As coach of the team Super Strength I have come upon a very serious problem. A large majority of the teams (98.642%) have refused to play us, even though they usually have equal or higher Spike! Magazine Team Ratings compared to ours. After numerous game refusals, it occured to me that many coaches had the same reason for refusing to play. The reason was, our team had to many "Dirty Players", and something about the word "Foul", which I assume has something to do with the way they smell. Now I know the team is entirely made up of undead players, but all of them are either skeletons or mummies. A Khemrian skeleton is actually not very smelly at all, due to the lack of rotting flesh. In fact they likely smell better than the average living player (ever been inside a dwarf locker room after team practice?).
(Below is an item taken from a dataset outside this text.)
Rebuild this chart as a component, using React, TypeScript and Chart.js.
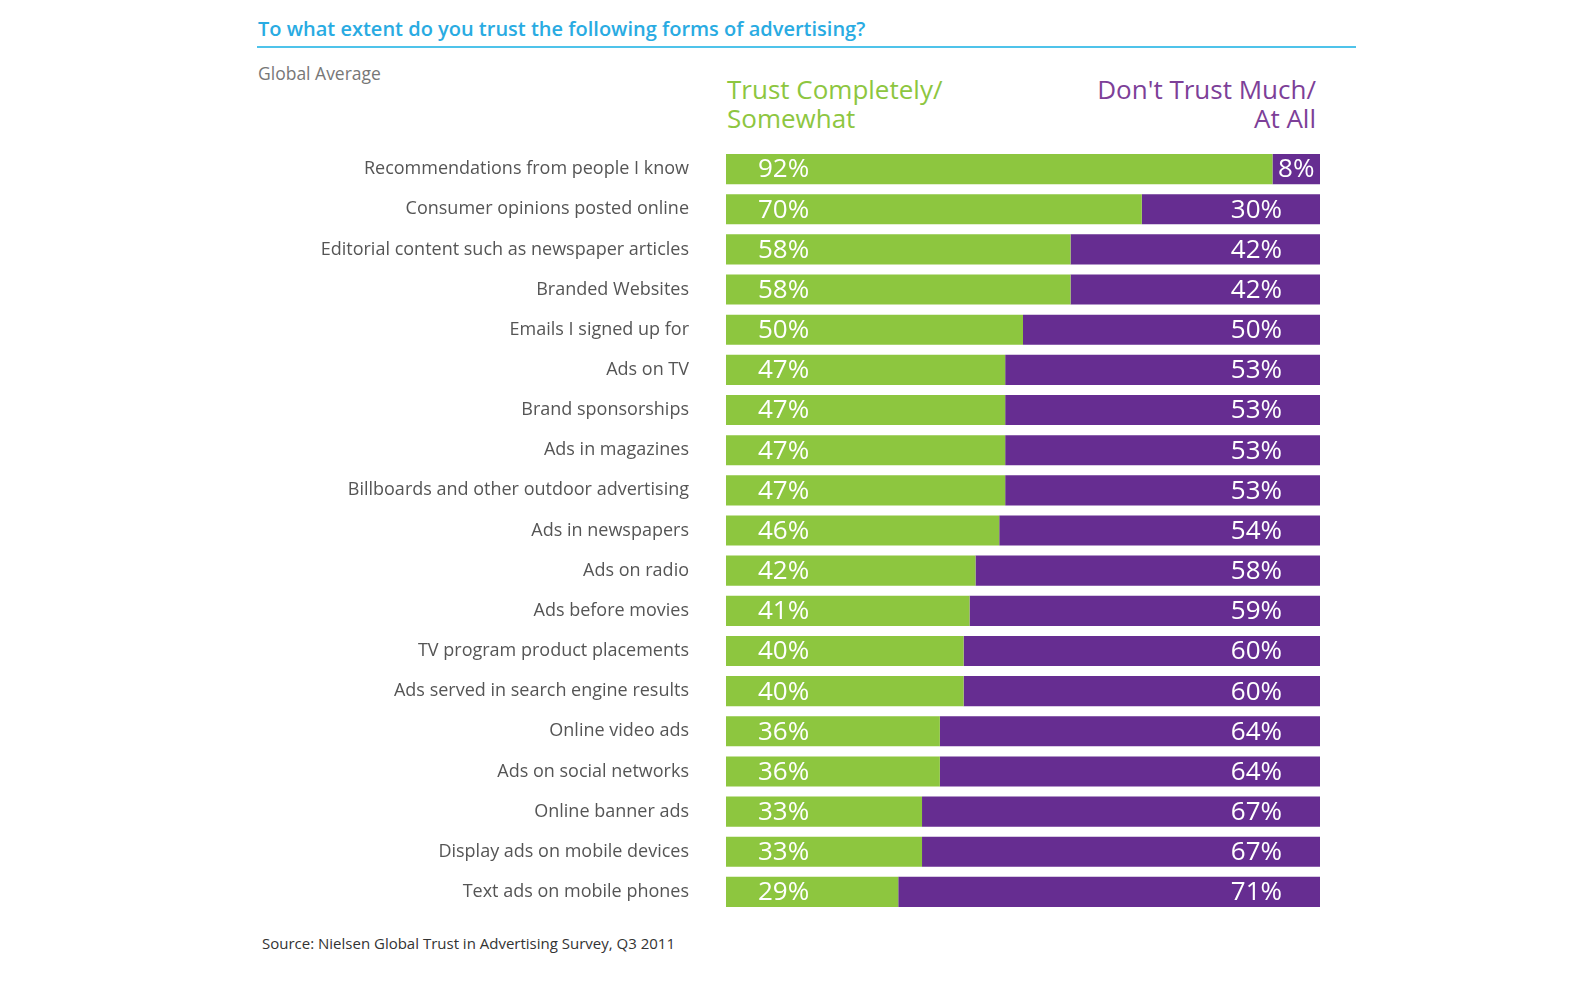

The mummies also do not smell, as they are covered in burial wrappings, and have special preservatives applied to them to preserve their body. So why is it that everyone refuses to play us?

Diabl0658

*

Dear Diabl0654321,

Your situation baffles me. Perhaps you should seek out like teams. I suggest Nurgle's Rotters. If any team can be called foul and dirty, Rotters are it.

Grudging Grum

* * *

A Foul Act

Dear Uncle Grum,

How can we convince more people to accept and love the act of fouling?

Plorg

*

Dear Plorg

Have you explored the realms of liberal application of lube and careful placement of the boot? A little love goes a long way.